Historically, wrestling is statistically the most successful base in UFC history. Data analysis from the last two decades suggests that nearly 40-50% of UFC champions came from a collegiate or freestyle wrestling background. Why is this?

The answer lies in autonomy. A superior wrestler decides where the fight happens. If they are winning on the feet, they keep it there (like Kamaru Usman or Justin Gaethje). If they are losing the striking exchange, they can drag the fight to the canvas (like Khamzat Chimaev or Islam Makhachev).

Why Wrestling Works

  • Top Control: In the Unified Rules, “effective grappling” and ground control are major scoring criteria. Wrestlers excel at grinding out round wins.
  • Cardio & Conditioning: The “wrestler’s grind” builds a gas tank that is notoriously difficult to break.
  • Transition Speed: Modern wrestlers successfully mix striking with takedown threats, making their overhand punches harder to predict.

2. Brazilian Jiu-Jitsu (BJJ): The Art of Survival

In the early days of UFC 1, Royce Gracie proved that BJJ was the only necessary base. Today, you cannot win a title with just Jiu-Jitsu, but you certainly cannot win one without it. BJJ is no longer just about submission hunting; it is the “fire insurance” of MMA.

Fighters like Charles Oliveira have shown that a dangerous guard can neutralize a wrestler’s pressure. If a wrestler is afraid to take you down because they might get submitted, their greatest weapon is nullified.

The “Modern” BJJ Base

Pure BJJ players often struggle with takedowns. However, when paired with competent wrestling or Muay Thai, BJJ becomes lethal. The modern meta favors the “submission wrestler”—someone who can force the takedown and immediately threaten the neck or limbs, rather than just holding position.

3. Striking: The Path to the Highlight Reel

For years, the adage was “Striker vs. Grappler = Grappler wins.” That is no longer the default truth. The rise of champions like Alex Pereira's, Israel Adesanya, and Ilia Topuria has proven that an elite striker with anti-wrestling (takedown defense) is arguably the most dangerous profile in the sport.

Striking bases usually come from:

  • Muay Thai: The “Art of Eight Limbs” (fists, elbows, knees, shins). Ideal for the clinch and distance management.
  • Boxing: Focuses on head movement, footwork, and hand speed. Boxers like Petr Yan have shown how crisp punching can disrupt a grappler’s rhythm.
  • Kickboxing: Offers range and dynamic attacks.

The key for strikers is Distance Management. If a striker can keep the fight at range and punish the wrestler for entering, the wrestler wilts. This was the blueprint used by Alexander Volkanovski to dominate the featherweight division for years.

The Verdict: What is the Best Base in 2025?
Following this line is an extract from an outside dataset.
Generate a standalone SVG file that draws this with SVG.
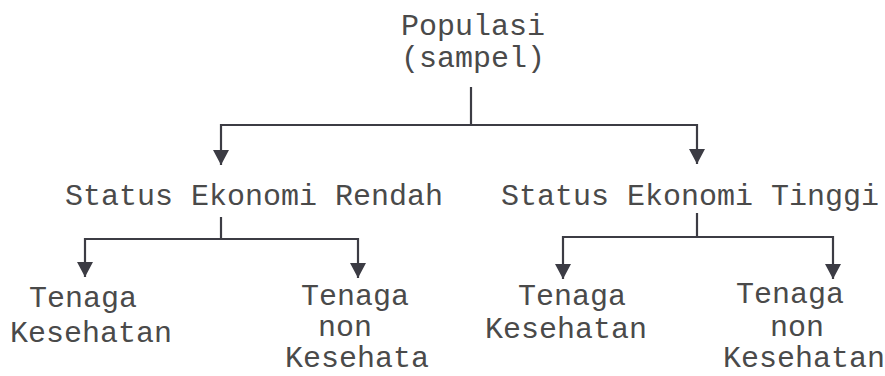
<svg xmlns="http://www.w3.org/2000/svg" width="885" height="376" viewBox="0 0 885 376">
<style>
.t{font-family:"Liberation Mono","Courier New",monospace;font-size:30px;fill:#4a4a4a;}
.c{fill:none;stroke:#3c3c44;stroke-width:2.2;}
</style>
<defs>
<marker id="ah" markerUnits="userSpaceOnUse" viewBox="0 0 15 16" refX="15" refY="8" markerWidth="15" markerHeight="16" orient="auto">
<path d="M0,0 L15,8 L0,16 z" fill="#3c3c44"/>
</marker>
</defs>
<rect width="885" height="376" fill="#ffffff"/>
<g id="connectors">
<path class="c" d="M471,87 V125"/>
<path class="c" d="M221,125 H697"/>
<path class="c" d="M221,124 V165" marker-end="url(#ah)"/>
<path class="c" d="M697,124 V164" marker-end="url(#ah)"/>
<path class="c" d="M221,217 V239"/>
<path class="c" d="M85,239 H358"/>
<path class="c" d="M85,238 V277" marker-end="url(#ah)"/>
<path class="c" d="M358,238 V278" marker-end="url(#ah)"/>
<path class="c" d="M697,213 V237"/>
<path class="c" d="M563,237 H833"/>
<path class="c" d="M563,236 V279" marker-end="url(#ah)"/>
<path class="c" d="M833,236 V279" marker-end="url(#ah)"/>
</g>
<g id="populasi">
<text class="t" x="401" y="35">Populasi</text>
<text class="t" x="401" y="67">(sampel)</text>
</g>
<g id="ekonomi-rendah">
<text class="t" x="65" y="205">Status Ekonomi Rendah</text>
</g>
<g id="ekonomi-tinggi">
<text class="t" x="501" y="205">Status Ekonomi Tinggi</text>
</g>
<g id="rendah-kesehatan">
<text class="t" x="29" y="307">Tenaga</text>
<text class="t" x="10" y="342">Kesehatan</text>
</g>
<g id="rendah-non-kesehatan">
<text class="t" x="301" y="305">Tenaga</text>
<text class="t" x="318" y="336">non</text>
<text class="t" x="285" y="367">Kesehata</text>
</g>
<g id="tinggi-kesehatan">
<text class="t" x="518" y="305">Tenaga</text>
<text class="t" x="485" y="338">Kesehatan</text>
</g>
<g id="tinggi-non-kesehatan">
<text class="t" x="736" y="303">Tenaga</text>
<text class="t" x="770" y="336">non</text>
<text class="t" x="723" y="367">Kesehatan</text>
</g>
</svg>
If you had to pick one single martial art to start with, the statistics still favor Wrestling. The ability to dictate the fight’s location is the single most powerful attribute in MMA.

However, the pure specialist is extinct. The best base for MMA today is arguably MMA itself—training all disciplines concurrently from day one. But if we look at the current crop of champions in late 2025, we see a hybrid trend:

  1. The Grappling-Striker: Wrestlers who developed KO power (e.g., the Dagestani wave).
  2. The Anti-Wrestler Striker: Elite kickboxers who cannot be taken down (e.g., the Pereira archetype).

Conclusion: Wrestling gets you to the dance, but Striking closes the show. BJJ keeps you safe while you’re there.

FAQ: Choosing Your MMA Base

Is it too late to start wrestling for MMA?

High-level competitive wrestling is hard to pick up as an adult compared to BJJ or Muay Thai. However, you can learn “MMA wrestling” (wall walks, sprawl-and-brawl) effectively at any age.

Why are there so many champions from Dagestan?

The Dagestani style is often a mix of Freestyle Wrestling, Judo, and Combat Sambo. This blend emphasizes control, trips, and heavy top pressure, which translates perfectly to the UFC scoring criteria.

Which martial art causes the most knockouts?

Statistically, Muay Thai and Boxing techniques account for the vast majority of KO/TKO finishes in the UFC.

Does a BJJ Black Belt matter in MMA?

Yes, but not as much as it used to. A “sport BJJ” game often fails in MMA because of strikes. MMA-specific grappling (valuing top position over guard) is preferred.